THE INPUT:
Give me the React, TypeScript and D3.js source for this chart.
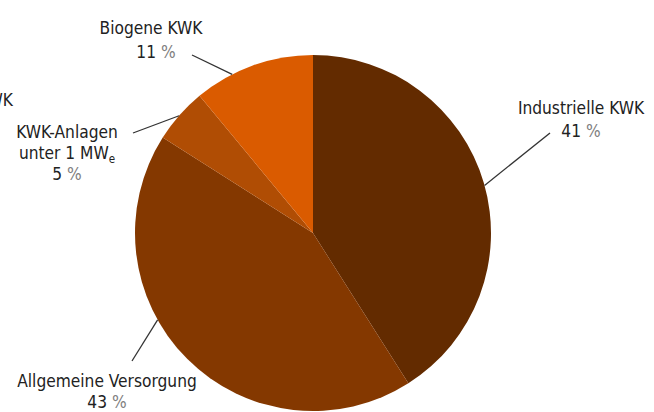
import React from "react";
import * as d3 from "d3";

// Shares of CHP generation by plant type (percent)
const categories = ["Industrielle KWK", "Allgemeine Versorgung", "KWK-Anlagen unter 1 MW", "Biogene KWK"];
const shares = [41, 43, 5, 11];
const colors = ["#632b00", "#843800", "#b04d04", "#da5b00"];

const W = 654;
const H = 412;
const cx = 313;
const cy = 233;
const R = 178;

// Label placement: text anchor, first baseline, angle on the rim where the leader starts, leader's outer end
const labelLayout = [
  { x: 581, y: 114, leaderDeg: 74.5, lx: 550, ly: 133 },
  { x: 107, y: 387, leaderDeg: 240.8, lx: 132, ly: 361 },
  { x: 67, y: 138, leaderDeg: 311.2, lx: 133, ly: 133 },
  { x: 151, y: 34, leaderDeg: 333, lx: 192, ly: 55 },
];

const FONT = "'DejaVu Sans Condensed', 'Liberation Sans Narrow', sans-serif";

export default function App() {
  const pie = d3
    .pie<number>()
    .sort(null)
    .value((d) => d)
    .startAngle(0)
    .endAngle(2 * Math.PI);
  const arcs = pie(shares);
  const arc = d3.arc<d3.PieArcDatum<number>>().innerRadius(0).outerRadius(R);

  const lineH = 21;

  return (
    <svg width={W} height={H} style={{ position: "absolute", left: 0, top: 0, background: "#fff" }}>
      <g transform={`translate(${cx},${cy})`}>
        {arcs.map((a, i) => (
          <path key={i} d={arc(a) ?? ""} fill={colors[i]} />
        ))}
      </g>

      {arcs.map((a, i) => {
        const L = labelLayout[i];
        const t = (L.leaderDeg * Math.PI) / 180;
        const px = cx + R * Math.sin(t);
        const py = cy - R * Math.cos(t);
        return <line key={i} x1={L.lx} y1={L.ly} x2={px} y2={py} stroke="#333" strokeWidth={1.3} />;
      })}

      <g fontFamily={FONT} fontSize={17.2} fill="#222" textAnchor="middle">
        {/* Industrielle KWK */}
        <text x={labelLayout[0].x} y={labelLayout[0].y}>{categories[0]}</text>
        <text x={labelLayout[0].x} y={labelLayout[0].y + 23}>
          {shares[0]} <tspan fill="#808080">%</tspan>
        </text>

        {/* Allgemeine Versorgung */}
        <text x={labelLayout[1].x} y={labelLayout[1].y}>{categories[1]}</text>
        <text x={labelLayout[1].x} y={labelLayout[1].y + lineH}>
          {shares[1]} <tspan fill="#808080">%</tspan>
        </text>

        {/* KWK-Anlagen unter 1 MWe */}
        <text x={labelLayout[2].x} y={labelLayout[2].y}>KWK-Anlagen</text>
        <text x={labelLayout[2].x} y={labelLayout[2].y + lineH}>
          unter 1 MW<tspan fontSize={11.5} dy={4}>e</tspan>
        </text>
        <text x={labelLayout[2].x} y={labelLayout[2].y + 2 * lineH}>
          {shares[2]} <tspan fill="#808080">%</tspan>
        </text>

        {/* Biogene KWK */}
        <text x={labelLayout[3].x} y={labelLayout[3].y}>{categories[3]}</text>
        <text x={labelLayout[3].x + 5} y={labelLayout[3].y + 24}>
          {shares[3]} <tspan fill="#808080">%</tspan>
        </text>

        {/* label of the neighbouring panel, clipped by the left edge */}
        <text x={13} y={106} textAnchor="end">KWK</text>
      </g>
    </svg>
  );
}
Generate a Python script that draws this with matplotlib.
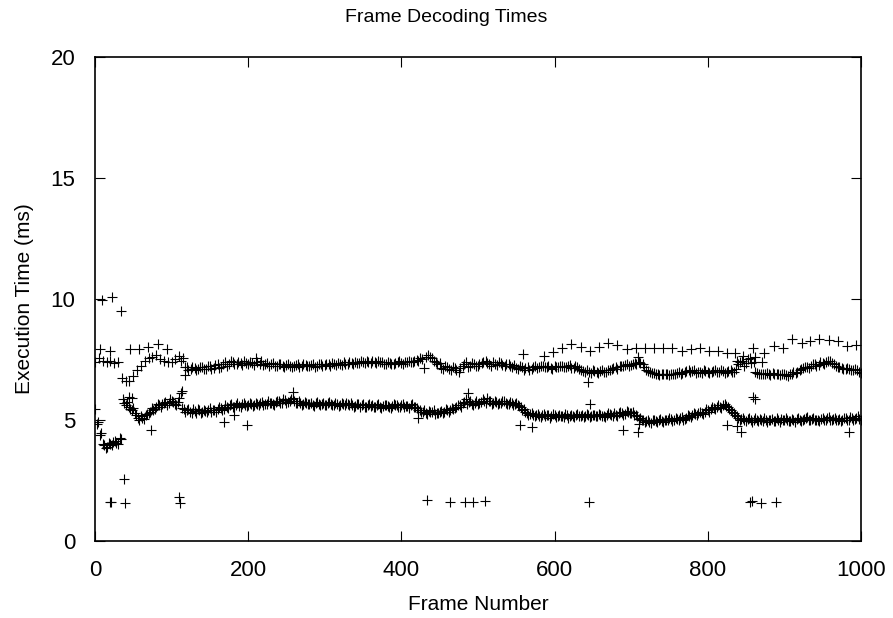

CHALLENGE: Go through the material and copy out every line with "React" in it.

OUTPUT OF THE TASK:
Give me the React, TypeScript and D3.js source for this chart.
import React from "react";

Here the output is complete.